[BEGIN]
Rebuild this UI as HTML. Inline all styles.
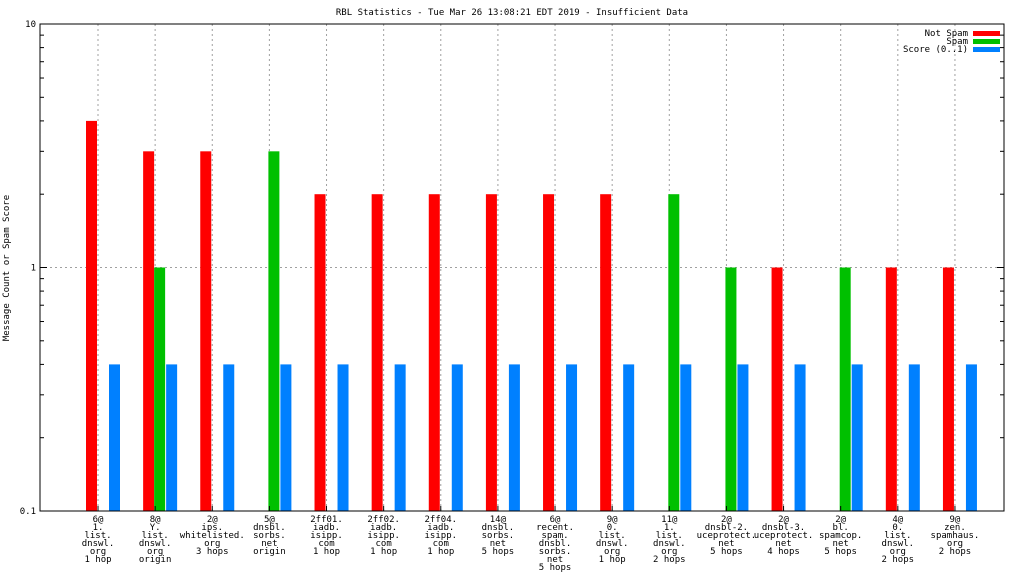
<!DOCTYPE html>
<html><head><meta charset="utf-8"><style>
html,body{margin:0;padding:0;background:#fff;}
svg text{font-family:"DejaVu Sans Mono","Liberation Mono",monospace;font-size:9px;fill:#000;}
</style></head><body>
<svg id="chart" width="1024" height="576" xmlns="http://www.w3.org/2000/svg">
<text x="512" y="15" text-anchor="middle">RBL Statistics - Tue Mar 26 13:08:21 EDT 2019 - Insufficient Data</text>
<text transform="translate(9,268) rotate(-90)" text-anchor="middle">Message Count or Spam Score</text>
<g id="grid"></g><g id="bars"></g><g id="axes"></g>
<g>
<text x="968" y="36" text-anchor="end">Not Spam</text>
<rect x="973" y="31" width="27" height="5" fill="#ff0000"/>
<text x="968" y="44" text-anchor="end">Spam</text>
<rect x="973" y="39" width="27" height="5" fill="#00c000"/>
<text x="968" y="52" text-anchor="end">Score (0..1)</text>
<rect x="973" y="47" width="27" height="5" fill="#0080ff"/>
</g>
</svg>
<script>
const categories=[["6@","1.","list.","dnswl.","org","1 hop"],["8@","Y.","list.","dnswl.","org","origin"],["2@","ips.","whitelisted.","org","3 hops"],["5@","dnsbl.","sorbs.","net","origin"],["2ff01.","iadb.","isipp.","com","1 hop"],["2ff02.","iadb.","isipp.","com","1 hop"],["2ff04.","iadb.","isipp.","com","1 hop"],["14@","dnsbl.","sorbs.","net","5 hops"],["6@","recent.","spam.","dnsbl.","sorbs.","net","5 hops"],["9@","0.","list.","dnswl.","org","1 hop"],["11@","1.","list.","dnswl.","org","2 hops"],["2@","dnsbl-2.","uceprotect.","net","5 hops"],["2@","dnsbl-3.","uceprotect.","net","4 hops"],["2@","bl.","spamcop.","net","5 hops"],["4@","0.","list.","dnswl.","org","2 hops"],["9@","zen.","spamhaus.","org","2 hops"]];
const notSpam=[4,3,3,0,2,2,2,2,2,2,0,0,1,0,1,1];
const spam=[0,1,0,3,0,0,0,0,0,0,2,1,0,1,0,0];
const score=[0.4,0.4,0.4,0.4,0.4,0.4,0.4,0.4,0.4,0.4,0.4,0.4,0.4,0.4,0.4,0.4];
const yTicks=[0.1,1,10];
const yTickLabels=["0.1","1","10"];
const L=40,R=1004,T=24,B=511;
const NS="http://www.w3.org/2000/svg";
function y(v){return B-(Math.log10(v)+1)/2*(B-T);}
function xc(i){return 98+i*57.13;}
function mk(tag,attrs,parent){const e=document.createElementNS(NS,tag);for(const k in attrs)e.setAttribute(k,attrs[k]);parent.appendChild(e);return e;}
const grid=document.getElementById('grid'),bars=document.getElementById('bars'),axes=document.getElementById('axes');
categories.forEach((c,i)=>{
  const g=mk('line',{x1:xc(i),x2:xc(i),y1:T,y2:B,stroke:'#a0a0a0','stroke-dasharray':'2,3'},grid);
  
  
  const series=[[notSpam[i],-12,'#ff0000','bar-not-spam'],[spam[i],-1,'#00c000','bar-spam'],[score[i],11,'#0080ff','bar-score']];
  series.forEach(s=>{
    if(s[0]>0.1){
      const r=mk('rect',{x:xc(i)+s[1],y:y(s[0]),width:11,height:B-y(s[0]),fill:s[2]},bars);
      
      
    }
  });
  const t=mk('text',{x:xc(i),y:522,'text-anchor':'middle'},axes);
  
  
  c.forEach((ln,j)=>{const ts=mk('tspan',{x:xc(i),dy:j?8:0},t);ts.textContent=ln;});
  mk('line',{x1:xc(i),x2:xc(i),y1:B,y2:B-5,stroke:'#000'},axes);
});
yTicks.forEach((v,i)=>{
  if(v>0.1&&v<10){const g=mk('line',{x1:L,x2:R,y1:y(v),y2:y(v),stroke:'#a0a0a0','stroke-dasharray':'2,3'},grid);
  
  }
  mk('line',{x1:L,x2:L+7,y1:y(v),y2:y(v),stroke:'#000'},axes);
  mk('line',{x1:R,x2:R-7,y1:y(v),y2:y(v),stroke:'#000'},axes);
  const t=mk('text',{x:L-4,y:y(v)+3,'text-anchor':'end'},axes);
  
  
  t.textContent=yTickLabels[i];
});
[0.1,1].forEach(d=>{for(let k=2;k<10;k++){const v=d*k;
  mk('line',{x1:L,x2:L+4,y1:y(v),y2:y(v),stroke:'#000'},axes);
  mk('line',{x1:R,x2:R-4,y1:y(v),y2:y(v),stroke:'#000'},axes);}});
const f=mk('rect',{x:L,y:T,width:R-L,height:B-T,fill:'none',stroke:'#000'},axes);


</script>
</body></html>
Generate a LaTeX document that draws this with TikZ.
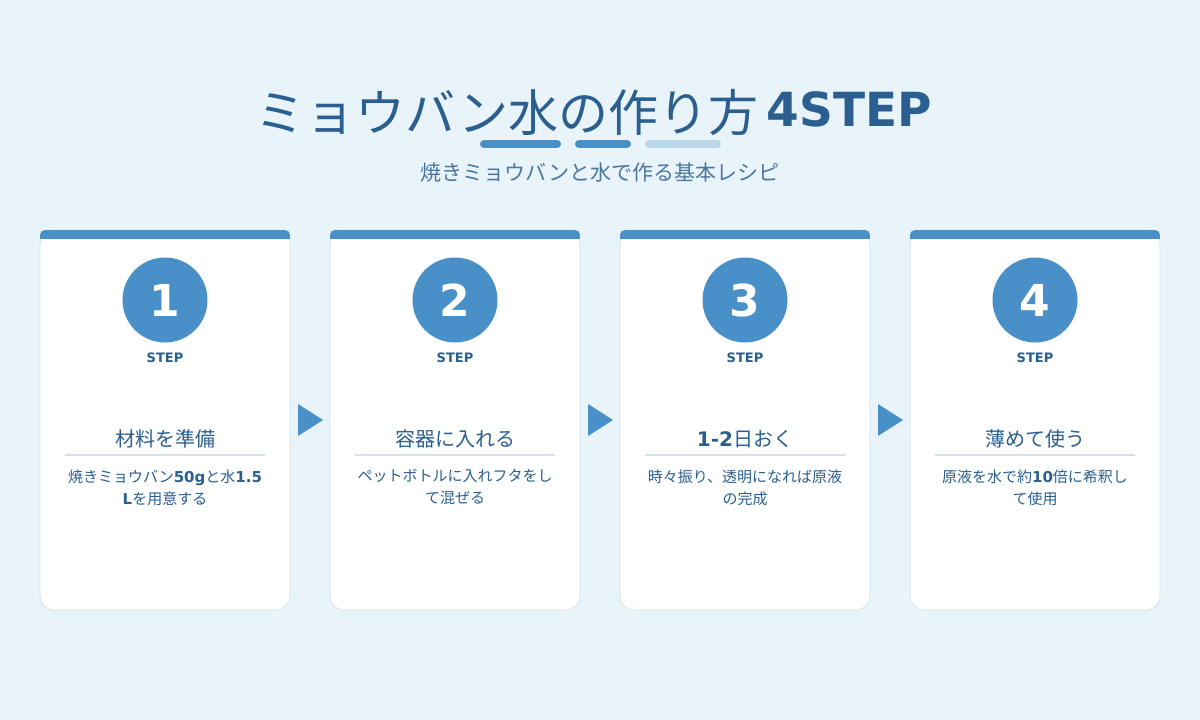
[END]
**THE EXERCISE:** Check each line of these records for the string "this" and state only how many lines have it.

**WORKED ANSWER:** 2